Teachers from Canada and India collaborate

Column: 
November 29, 2017
By Aubrey Swift and and Randeen Durette

Aubrey Swift (centre) is flanked by teaching colleagues from the All India Primary Teachers’ Federation.

Imagine you are attending a workshop that is 30 kilometres from your home. In Saskatchewan this would be a relatively short, quiet trip. You would have created your day plans in advance, and have the peace of mind that your students were being taught by a substitute teacher in your absence. The session would begin with introductions as you get to know the facilitator and the other teachers at the workshop before you begin.

This routine, familiar for many Saskatchewan teachers, looks very different for teachers in India! A 30-kilometre trip in India can take an hour or two through the city as cars, buses, bikes and auto rickshaws swerve and honk to compete for their place on the road while avoiding cows. As professional development is not always offered so close to home, many teachers travel for eight hours or more by overnight train to attend workshops. As substitute teachers are not provided, when a teacher is away from school their colleagues will take the students in addition to their own class. With up to 40 students in a classroom, this can be a challenge!

Workshops in India begin with an opening ceremony lasting about an hour long with speeches, gift presentations, religious observances and occasionally news crews filming or taking pictures. We saw these cultural differences first-hand as part of a group of teachers from Saskatchewan who travelled to India this summer.

Our team included Angela Banda and Stephanie Ochitwa from Saskatoon Public Schools, Randeen Durette from Greater Saskatoon Catholic Schools and Aubrey Swift from Regina Public Schools. As members of the Saskatchewan Teachers’ Federation, we were proud to represent teachers from our province in India. Since 1995, this professional development program has been an ongoing partnership between the STF and the All India Primary Teachers’ Federation. Additional support for the program is provided by the Canadian Teachers’ Federation and Education International. The goal of the program is to develop sustainable professional development opportunities necessary to increase the repertoire of instructional strategies for the 2.2 million members of the AIPTF.

We arrived in India at the end of July. In teams of two we facilitated in four different states:  Calicut (Kozhikode) in the state of Kerala, which is on the southwest coast and locally called God’s Own Country for its natural beauty and 44 rivers; Bhubaneswar, a city of about 1,000 temples, in the state of Odisha which borders the Bay of Bengal; Pune, Maharashtra, known as the Oxford of the East due to the presence of several well-known educational institutions; and Lucknow, the capital of Uttar Pradesh, a Mughal gateway boasting the 18th century Bara Imambara shrine and famed throughout India for its food.

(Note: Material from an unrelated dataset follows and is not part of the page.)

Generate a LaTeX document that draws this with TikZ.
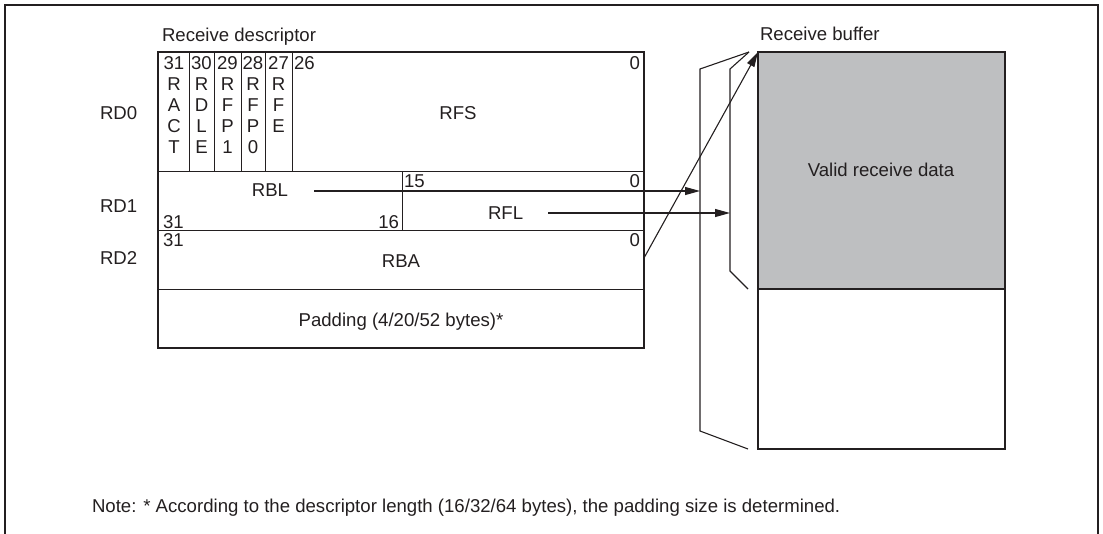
\documentclass[tikz,border=0pt]{standalone}
\usepackage{fontspec}
\setmainfont{Liberation Sans}
\usetikzlibrary{arrows.meta}
\definecolor{ink}{RGB}{35,31,32}
\definecolor{bufgray}{RGB}{190,191,193}
\begin{document}
\begin{tikzpicture}[x=1pt,y=-1pt,
  every node/.style={inner sep=0pt, outer sep=0pt, text=ink, font=\fontsize{18.6}{22}\selectfont},
  tc/.style={anchor=base},
  tw/.style={anchor=base west},
  te/.style={anchor=base east},
  rulethin/.style={draw=ink, line width=1pt},
  rulethick/.style={draw=ink, line width=2.2pt, line join=miter},
  brk/.style={draw=ink, line width=1.1pt, line join=miter},
  arr/.style={draw=ink, line width=1.1pt, -{Triangle[length=15pt,width=8pt]}}]
\useasboundingbox (0,0) rectangle (1103,533);
% outer frame
\draw[ink, line width=2.5pt, line join=miter] (5,545) -- (5,5) -- (1098,5) -- (1098,545);

% titles
\node[tw] (tdesc) at (162,41.5) {Receive descriptor};
\node[tw] (tbuf) at (760,40) {Receive buffer};
\node[tw] (rd0) at (100,119.5) {RD0};
\node[tw] (rd1) at (100,212.5) {RD1};
\node[tw] (rd2) at (100,264.5) {RD2};

% descriptor grid
\draw[rulethin] (158,171) -- (644,171);
\draw[rulethin] (158,230) -- (644,230);
\draw[rulethin] (158,289) -- (644,289);
\foreach \xx in {189,214,241,265,292} \draw[rulethin] (\xx,52) -- (\xx,171);
\draw[rulethin] (402,171) -- (402,230);
\draw[rulethick] (158,52) rectangle (644,348);

% bit columns
\node[tc] (b31) at (174,69.5) {31};
\node[tc] (b30) at (201.5,69.5) {30};
\node[tc] (b29) at (227.5,69.5) {29};
\node[tc] (b28) at (253,69.5) {28};
\node[tc] (b27) at (278.5,69.5) {27};
\node[tw] (b26) at (294,69.5) {26};
\node[te] (b0a) at (640,69.5) {0};
\foreach \c/\xx/\la/\lb/\lc/\ld in {1/174/R/A/C/T, 2/201.5/R/D/L/E, 3/227.5/R/F/P/1, 4/253/R/F/P/0}{
  \node[tc] (c\c a) at (\xx,90.5) {\la};
  \node[tc] (c\c b) at (\xx,111.5) {\lb};
  \node[tc] (c\c c) at (\xx,132.5) {\lc};
  \node[tc] (c\c d) at (\xx,153.5) {\ld};
}
\node[tc] (c5a) at (278.5,90.5) {R};
\node[tc] (c5b) at (278.5,111.5) {F};
\node[tc] (c5c) at (278.5,132.5) {E};
\node[tc] (rfs) at (458,119.5) {RFS};

% RD1
\node[tc] (rbl) at (270,196.5) {RBL};
\node[tw] (b15) at (404,187.5) {15};
\node[te] (b0b) at (640,187.5) {0};
\node[tw] (b31b) at (163,228) {31};
\node[te] (b16) at (399,228) {16};
\node[tw] (rfl) at (488,219.5) {RFL};

% RD2
\node[tw] (b31c) at (163,246.5) {31};
\node[te] (b0c) at (640,246.5) {0};
\node[tc] (rba) at (401,267.5) {RBA};
\node[tc] (pad) at (401,326.5) {Padding (4/20/52 bytes)*};

% buffer
\fill[bufgray] (758,52) rectangle (1005,289);
\draw[rulethick] (758,52) rectangle (1005,449);
\draw[rulethick] (758,289) -- (1005,289);
\node[tc] (valid) at (881,176.5) {Valid receive data};

% brackets
\coordinate (tip) at (749,52);
\coordinate (outerT) at (700,69);
\coordinate (outerB) at (700,431);
\coordinate (innerT) at (730,69);
\coordinate (innerB) at (730,271);
\draw[brk] (tip) -- (outerT) -- (outerB) -- (748,449);
\draw[brk] (tip) -- (innerT) -- (innerB) -- (748,289);

% arrows
\coordinate (rblS) at (314,191);
\coordinate (rblE) at (700,191);
\coordinate (rflS) at (548,213);
\coordinate (rflE) at (730,213);
\coordinate (rbaS) at (644,258);
\coordinate (rbaE) at (758,52);
\draw[arr] (rblS) -- (rblE);
\draw[arr] (rflS) -- (rflE);
\draw[arr] (rbaS) -- (rbaE);

% note
\node[tw] (note) at (92,512) {Note: * According to the descriptor length (16/32/64 bytes), the padding size is determined.};
\end{tikzpicture}
\end{document}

Our team was grateful for the hospitality shown to us by the teachers’ unions at both the local and state levels.

The purpose of our workshops was to share student-centred instructional strategies. After opening ceremonies in each state, our team introduced “big ideas” that would be woven into the various strategies presented and modelled throughout the week: gradual release of responsibility, differentiation and formative assessment. Education in India continues to be traditional, relying on the lecture method. Large class sizes are common and teaching materials are limited. Many states have required textbooks and standardized tests each term. This makes student engagement and differentiation challenging. Therefore, teachers are interested in learning ways to make learning hands-on, to use formative assessment to guide their instruction, and create classrooms that help all students grow.

During our workshops, we practiced instructional strategies in a variety of subjects. In math we explored a balanced math lesson format which allows for students to practice math in many hands-on ways, such as playing card games or using manipulatives. For literacy instruction we modelled guided reading using reading strategies, writers’ workshop and a variety of second-language strategies. We also demonstrated an inquiry process that can be applied to science, social studies and other subjects. The teachers in India were excited to try new activities and plan for how they can apply these strategies to the curricula in their classrooms!

Aside from leading workshops, we were welcomed into three schools. It was a joy to be able to interact with students and teachers in the schools, and to get a taste of what life is like in a school in India. The hospitality we were shown was completely overwhelming and an example of how to honour guests who visit our schools in Saskatchewan.

Our team would like to send a huge thank you to all the organizations that collaborated to make this program possible, including the STF, AIPTF, CTF, EI and all of the Indian unions. We would also like to thank the teachers from India who made their long journeys to join us.

Teachers in India face unique challenges and from what we saw in our workshops, these teachers are passionate about finding the best strategies to meet those challenges. Just as the Taj Mahal was not built in one day, educational change takes time and dedicated individuals to see it through. We are honoured to have worked with the teachers in India and look forward to continuing to collaborate as this partnership continues.